The next Table 2 compares the new counting function \( Q(N)/q\sqrt N \) with the lower bound for \( S(N)/q\sqrt N \) in (14), as well as the ratios of these with the asymptotic value \( q \cdot \sqrt N \). Clearly, the new counting function is an approximation to the latter from above.
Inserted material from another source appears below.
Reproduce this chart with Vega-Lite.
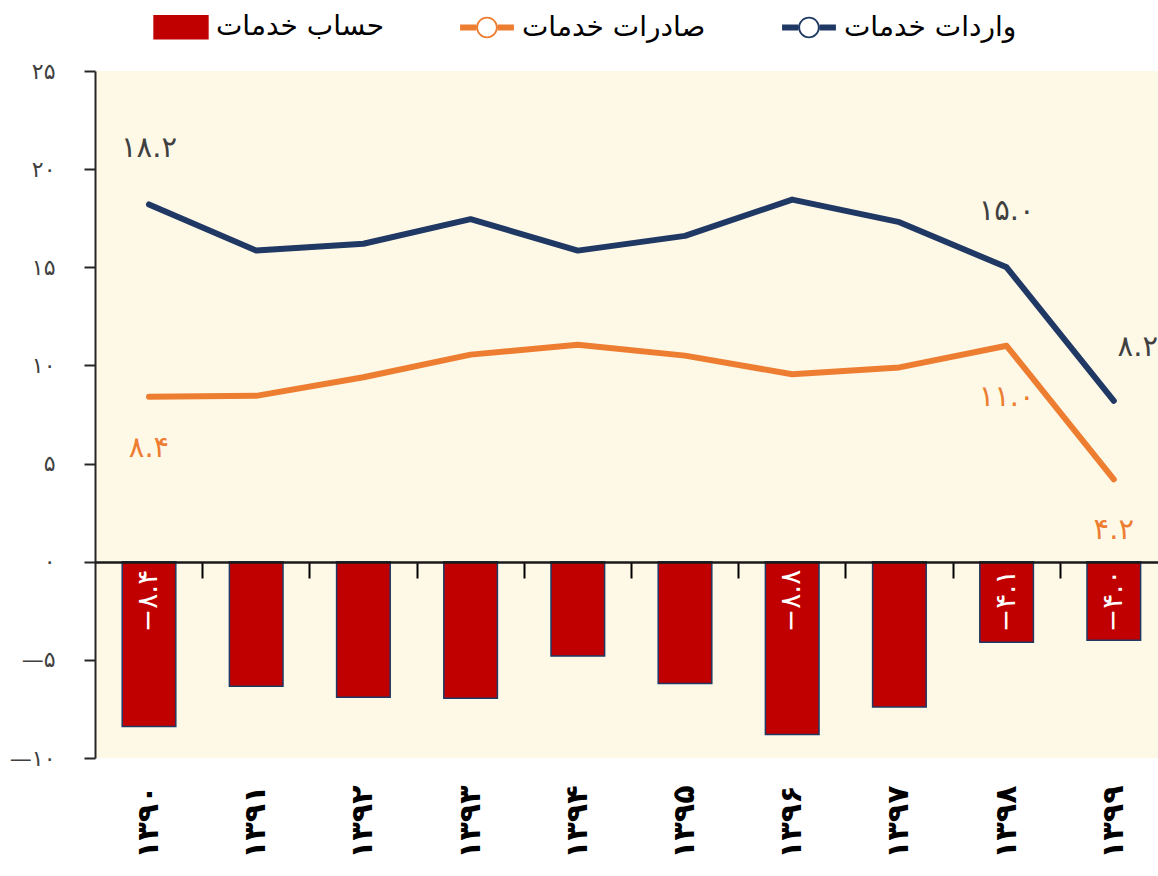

Table 2 Comparison of powerful number counting functions for \( N = 10^{m} \)

Conclusions

The first digits of some integer sequences like integer powers and square-free integer powers to a fixed power exponent \( s \ge 1 \), follow a generalized Benford law with size-dependent exponent that converges asymptotically to a GBL with the inverse power exponent \( s^{ - 1} \). In contrast to this, there exist integer sequences, for which such power sequences behave like a GBL with parameter different from \( s^{ - 1} \). The analysed powerful integer power sequences follow a GBL with parameter \( (2s)^{ - 1} \) and are in this respect similar to powers from perfect power numbers studied previously in Hürlimann (2014b). Moreover, all these power sequences typically are not exactly Benford distributed. Departures from Benford’s law occur quite frequently within mathematics and in almost all related scientific disciplines, and must be analysed along the line of appropriate probabilistic models. The companion papers Hürlimann (2015a, b) introduce and discuss some possibilities for a scientific wider use.